### Work to be completed
Copy the records below exactly, leaving out every picture.

:: Supplied data

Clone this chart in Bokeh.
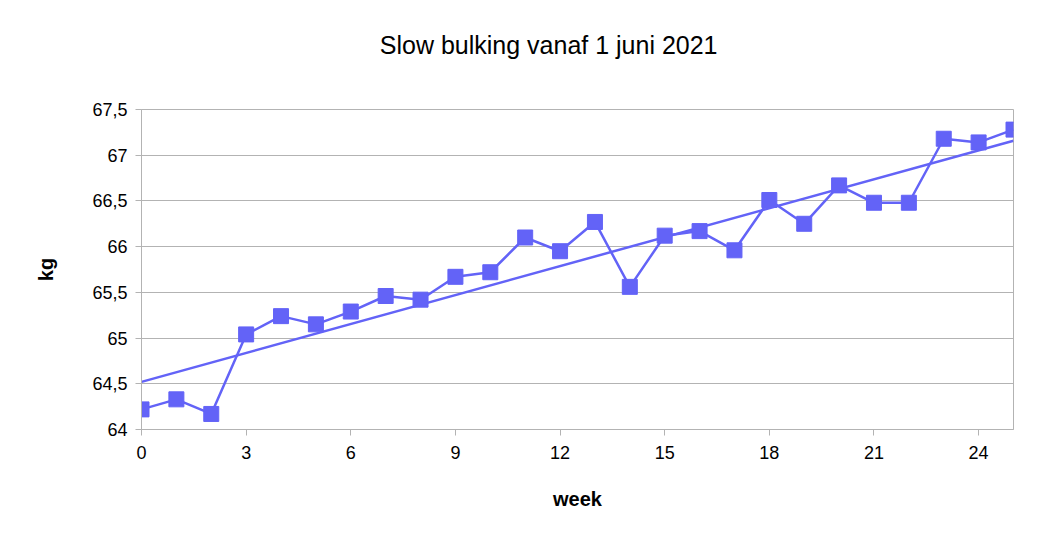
import numpy as np
from bokeh.plotting import figure
from bokeh.layouts import column
from bokeh.models import FixedTicker, ColumnDataSource, Label
from bokeh.embed import file_html
from bokeh.resources import INLINE

weeks = list(range(26))
kg = [64.22, 64.33, 64.17, 65.04, 65.24, 65.15, 65.29, 65.46, 65.42, 65.67,
      65.72, 66.10, 65.95, 66.27, 65.56, 66.12, 66.17, 65.96, 66.51, 66.25,
      66.67, 66.48, 66.48, 67.18, 67.14, 67.28]
x_ticks = [0, 3, 6, 9, 12, 15, 18, 21, 24]
y_ticks = [64, 64.5, 65, 65.5, 66, 66.5, 67, 67.5]
y_tick_labels = {64: "64", 64.5: "64,5", 65: "65", 65.5: "65,5", 66: "66",
                 66.5: "66,5", 67: "67", 67.5: "67,5"}

title = "Slow bulking vanaf 1 juni 2021"
x_label = "week"
y_label = "kg"

color = "#6363f7"
font = "Liberation Sans"

W, H_TITLE, H_PLOT = 1043, 60, 469

# title strip (centred over the whole chart, as in the original)
t = figure(width=W, height=H_TITLE, output_backend="svg", toolbar_location=None,
           x_range=(0, W), y_range=(0, H_TITLE), min_border=0,
           x_axis_location=None, y_axis_location=None)
t.grid.visible = False
t.outline_line_color = None
t.add_layout(Label(x=487, y=16, text=title, text_align="center",
                   text_baseline="middle", text_font=font,
                   text_font_size="25px", text_color="#000000"))

p = figure(width=W, height=H_PLOT, output_backend="svg", toolbar_location=None,
           x_range=(0, 25), y_range=(64, 67.5),
           min_border_left=141, min_border_right=30, min_border_top=49,
           min_border_bottom=100)

# trend line (linear regression of the data)
slope, intercept = np.polyfit(weeks, kg, 1)
tx = [0, 25]
ty = [intercept + slope * v for v in tx]
p.line(tx, ty, line_color=color, line_width=2.5)

src = ColumnDataSource(dict(x=weeks, y=kg))
p.line("x", "y", source=src, line_color=color, line_width=2.5)
p.scatter("x", "y", source=src, marker="square", size=15, fill_color=color,
          line_color=color)

p.outline_line_color = "#b3b3b3"
p.outline_line_width = 1
p.background_fill_color = "white"
p.border_fill_color = "white"

p.xgrid.visible = False
p.ygrid.grid_line_color = "#b3b3b3"
p.ygrid.grid_line_width = 1
p.ygrid.ticker = FixedTicker(ticks=y_ticks)

p.xaxis.ticker = FixedTicker(ticks=x_ticks)
p.yaxis.ticker = FixedTicker(ticks=y_ticks)
p.yaxis.major_label_overrides = y_tick_labels

for ax in (p.xaxis, p.yaxis):
    ax.axis_line_color = "#b3b3b3"
    ax.major_tick_line_color = "#b3b3b3"
    ax.major_tick_out = 6
    ax.major_tick_in = 0
    ax.minor_tick_line_color = None
    ax.major_label_text_font = font
    ax.major_label_text_font_size = "18px"
    ax.major_label_text_color = "#000000"
    ax.axis_label_text_font = font
    ax.axis_label_text_font_size = "20px"
    ax.axis_label_text_font_style = "bold"
    ax.axis_label_text_color = "#000000"

p.xaxis.axis_label = x_label
p.yaxis.axis_label = y_label
p.xaxis.major_label_standoff = 10
p.yaxis.major_label_standoff = 8
p.xaxis.axis_label_standoff = 26
p.yaxis.axis_label_standoff = 32

layout = column(t, p, spacing=0)
open("out.html", "w").write(file_html(layout, INLINE))
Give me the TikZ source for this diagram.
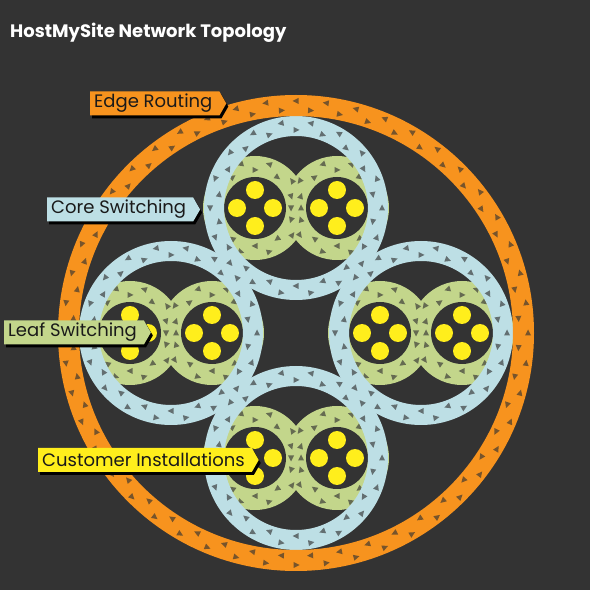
\documentclass[tikz,border=0pt]{standalone}
\usepackage{fontspec}
\setmainfont{Poppins}
\usetikzlibrary{shapes.symbols,shadows}
\definecolor{bg}{HTML}{333333}
\definecolor{edgeor}{HTML}{F7931E}
\definecolor{coreblue}{HTML}{BDDFE5}
\definecolor{leafgreen}{HTML}{C3D68B}
\definecolor{custyellow}{HTML}{FFEE1C}
\definecolor{labtext}{HTML}{1A1A1A}
\tikzset{
  tri/.style={fill=bg, fill opacity=0.65},
  lab/.style={shape=signal, signal to=east, signal pointer angle=120,
    minimum height=24pt, inner xsep=4pt, inner ysep=0pt, text=labtext,
    font=\fontsize{18}{20}\selectfont, anchor=west,
    general shadow={fill=black, shadow xshift=2pt, shadow yshift=-3pt}},
}
\newcommand\arrowring[5]{%
  \pgfmathsetmacro\stpA{360/#5}%
  \foreach \i in {1,...,#5}{%
    \pgfmathsetmacro\angA{\i*\stpA}%
    \pgfmathsetmacro\angB{\angA+\stpA/2}%
    \fill[tri, shift={(#1,#2)}, rotate=\angA] (#3,3.5) -- (#3-3,-2.5) -- (#3+3,-2.5) -- cycle;
    \fill[tri, shift={(#1,#2)}, rotate=\angB] (#4,-3.5) -- (#4-3,2.5) -- (#4+3,2.5) -- cycle;
  }}
\newcommand\clustergreen[2]{%
  \fill[leafgreen] (#1-41,#2) circle[radius=52] (#1+41,#2) circle[radius=52];
  \arrowring{#1-41}{#2}{46}{38}{10}
  \arrowring{#1+41}{#2}{46}{38}{10}
  \fill[bg] (#1-41,#2) circle[radius=31] (#1+41,#2) circle[radius=31];
  \foreach \dx in {-41,41}{
    \fill[custyellow] (#1+\dx,#2+18) circle[radius=9] (#1+\dx,#2-18) circle[radius=9]
      (#1+\dx-18,#2) circle[radius=9] (#1+\dx+18,#2) circle[radius=9];
  }}
\newcommand\bluering[2]{%
  \fill[coreblue, even odd rule] (#1,#2) circle[radius=92] circle[radius=72];}
\begin{document}
\begin{tikzpicture}[x=1pt,y=1pt]
\useasboundingbox (0,0) rectangle (590,590);
\fill[bg] (0,0) rectangle (590,590);
\node[anchor=base west, inner sep=0pt, text=white, font=\fontsize{18}{20}\selectfont\bfseries] (title) at (10,552) {HostMySite Network Topology};
% leaf switching + customer installations
\clustergreen{296}{382}
\clustergreen{171}{257}
\clustergreen{421}{257}
\clustergreen{296}{132}
% core switching rings
\bluering{296}{382}
\bluering{171}{257}
\bluering{421}{257}
\bluering{296}{132}
\arrowring{296}{382}{86}{78}{18}
\arrowring{171}{257}{86}{78}{18}
\arrowring{421}{257}{86}{78}{18}
\arrowring{296}{132}{86}{78}{18}
% edge routing ring
\fill[edgeor, even odd rule] (296,257) circle[radius=238] circle[radius=217];
\arrowring{296}{257}{232}{223}{48}
% labels
\node[lab, fill=edgeor] (edge) at (90,486.5) {Edge Routing\hspace*{3pt}};
\node[lab, fill=coreblue] (core) at (47,380.5) {Core Switching\hspace*{3pt}};
\node[lab, fill=leafgreen] (leaf) at (4,257.5) {Leaf Switching\hspace*{3pt}};
\node[lab, fill=custyellow] (cust) at (38,130) {Customer Installations\hspace*{3pt}};
\end{tikzpicture}
\end{document}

::::

### Completed task
Clone this chart in Bokeh.
import numpy as np
from bokeh.plotting import figure
from bokeh.layouts import column
from bokeh.models import FixedTicker, ColumnDataSource, Label
from bokeh.embed import file_html
from bokeh.resources import INLINE

weeks = list(range(26))
kg = [64.22, 64.33, 64.17, 65.04, 65.24, 65.15, 65.29, 65.46, 65.42, 65.67,
      65.72, 66.10, 65.95, 66.27, 65.56, 66.12, 66.17, 65.96, 66.51, 66.25,
      66.67, 66.48, 66.48, 67.18, 67.14, 67.28]
x_ticks = [0, 3, 6, 9, 12, 15, 18, 21, 24]
y_ticks = [64, 64.5, 65, 65.5, 66, 66.5, 67, 67.5]
y_tick_labels = {64: "64", 64.5: "64,5", 65: "65", 65.5: "65,5", 66: "66",
                 66.5: "66,5", 67: "67", 67.5: "67,5"}

title = "Slow bulking vanaf 1 juni 2021"
x_label = "week"
y_label = "kg"

color = "#6363f7"
font = "Liberation Sans"

W, H_TITLE, H_PLOT = 1043, 60, 469

# title strip (centred over the whole chart, as in the original)
t = figure(width=W, height=H_TITLE, output_backend="svg", toolbar_location=None,
           x_range=(0, W), y_range=(0, H_TITLE), min_border=0,
           x_axis_location=None, y_axis_location=None)
t.grid.visible = False
t.outline_line_color = None
t.add_layout(Label(x=487, y=16, text=title, text_align="center",
                   text_baseline="middle", text_font=font,
                   text_font_size="25px", text_color="#000000"))

p = figure(width=W, height=H_PLOT, output_backend="svg", toolbar_location=None,
           x_range=(0, 25), y_range=(64, 67.5),
           min_border_left=141, min_border_right=30, min_border_top=49,
           min_border_bottom=100)

# trend line (linear regression of the data)
slope, intercept = np.polyfit(weeks, kg, 1)
tx = [0, 25]
ty = [intercept + slope * v for v in tx]
p.line(tx, ty, line_color=color, line_width=2.5)

src = ColumnDataSource(dict(x=weeks, y=kg))
p.line("x", "y", source=src, line_color=color, line_width=2.5)
p.scatter("x", "y", source=src, marker="square", size=15, fill_color=color,
          line_color=color)

p.outline_line_color = "#b3b3b3"
p.outline_line_width = 1
p.background_fill_color = "white"
p.border_fill_color = "white"

p.xgrid.visible = False
p.ygrid.grid_line_color = "#b3b3b3"
p.ygrid.grid_line_width = 1
p.ygrid.ticker = FixedTicker(ticks=y_ticks)

p.xaxis.ticker = FixedTicker(ticks=x_ticks)
p.yaxis.ticker = FixedTicker(ticks=y_ticks)
p.yaxis.major_label_overrides = y_tick_labels

for ax in (p.xaxis, p.yaxis):
    ax.axis_line_color = "#b3b3b3"
    ax.major_tick_line_color = "#b3b3b3"
    ax.major_tick_out = 6
    ax.major_tick_in = 0
    ax.minor_tick_line_color = None
    ax.major_label_text_font = font
    ax.major_label_text_font_size = "18px"
    ax.major_label_text_color = "#000000"
    ax.axis_label_text_font = font
    ax.axis_label_text_font_size = "20px"
    ax.axis_label_text_font_style = "bold"
    ax.axis_label_text_color = "#000000"

p.xaxis.axis_label = x_label
p.yaxis.axis_label = y_label
p.xaxis.major_label_standoff = 10
p.yaxis.major_label_standoff = 8
p.xaxis.axis_label_standoff = 26
p.yaxis.axis_label_standoff = 32

layout = column(t, p, spacing=0)
open("out.html", "w").write(file_html(layout, INLINE))
Give me the TikZ source for this diagram.
\documentclass[tikz,border=0pt]{standalone}
\usepackage{fontspec}
\setmainfont{Poppins}
\usetikzlibrary{shapes.symbols,shadows}
\definecolor{bg}{HTML}{333333}
\definecolor{edgeor}{HTML}{F7931E}
\definecolor{coreblue}{HTML}{BDDFE5}
\definecolor{leafgreen}{HTML}{C3D68B}
\definecolor{custyellow}{HTML}{FFEE1C}
\definecolor{labtext}{HTML}{1A1A1A}
\tikzset{
  tri/.style={fill=bg, fill opacity=0.65},
  lab/.style={shape=signal, signal to=east, signal pointer angle=120,
    minimum height=24pt, inner xsep=4pt, inner ysep=0pt, text=labtext,
    font=\fontsize{18}{20}\selectfont, anchor=west,
    general shadow={fill=black, shadow xshift=2pt, shadow yshift=-3pt}},
}
\newcommand\arrowring[5]{%
  \pgfmathsetmacro\stpA{360/#5}%
  \foreach \i in {1,...,#5}{%
    \pgfmathsetmacro\angA{\i*\stpA}%
    \pgfmathsetmacro\angB{\angA+\stpA/2}%
    \fill[tri, shift={(#1,#2)}, rotate=\angA] (#3,3.5) -- (#3-3,-2.5) -- (#3+3,-2.5) -- cycle;
    \fill[tri, shift={(#1,#2)}, rotate=\angB] (#4,-3.5) -- (#4-3,2.5) -- (#4+3,2.5) -- cycle;
  }}
\newcommand\clustergreen[2]{%
  \fill[leafgreen] (#1-41,#2) circle[radius=52] (#1+41,#2) circle[radius=52];
  \arrowring{#1-41}{#2}{46}{38}{10}
  \arrowring{#1+41}{#2}{46}{38}{10}
  \fill[bg] (#1-41,#2) circle[radius=31] (#1+41,#2) circle[radius=31];
  \foreach \dx in {-41,41}{
    \fill[custyellow] (#1+\dx,#2+18) circle[radius=9] (#1+\dx,#2-18) circle[radius=9]
      (#1+\dx-18,#2) circle[radius=9] (#1+\dx+18,#2) circle[radius=9];
  }}
\newcommand\bluering[2]{%
  \fill[coreblue, even odd rule] (#1,#2) circle[radius=92] circle[radius=72];}
\begin{document}
\begin{tikzpicture}[x=1pt,y=1pt]
\useasboundingbox (0,0) rectangle (590,590);
\fill[bg] (0,0) rectangle (590,590);
\node[anchor=base west, inner sep=0pt, text=white, font=\fontsize{18}{20}\selectfont\bfseries] (title) at (10,552) {HostMySite Network Topology};
% leaf switching + customer installations
\clustergreen{296}{382}
\clustergreen{171}{257}
\clustergreen{421}{257}
\clustergreen{296}{132}
% core switching rings
\bluering{296}{382}
\bluering{171}{257}
\bluering{421}{257}
\bluering{296}{132}
\arrowring{296}{382}{86}{78}{18}
\arrowring{171}{257}{86}{78}{18}
\arrowring{421}{257}{86}{78}{18}
\arrowring{296}{132}{86}{78}{18}
% edge routing ring
\fill[edgeor, even odd rule] (296,257) circle[radius=238] circle[radius=217];
\arrowring{296}{257}{232}{223}{48}
% labels
\node[lab, fill=edgeor] (edge) at (90,486.5) {Edge Routing\hspace*{3pt}};
\node[lab, fill=coreblue] (core) at (47,380.5) {Core Switching\hspace*{3pt}};
\node[lab, fill=leafgreen] (leaf) at (4,257.5) {Leaf Switching\hspace*{3pt}};
\node[lab, fill=custyellow] (cust) at (38,130) {Customer Installations\hspace*{3pt}};
\end{tikzpicture}
\end{document}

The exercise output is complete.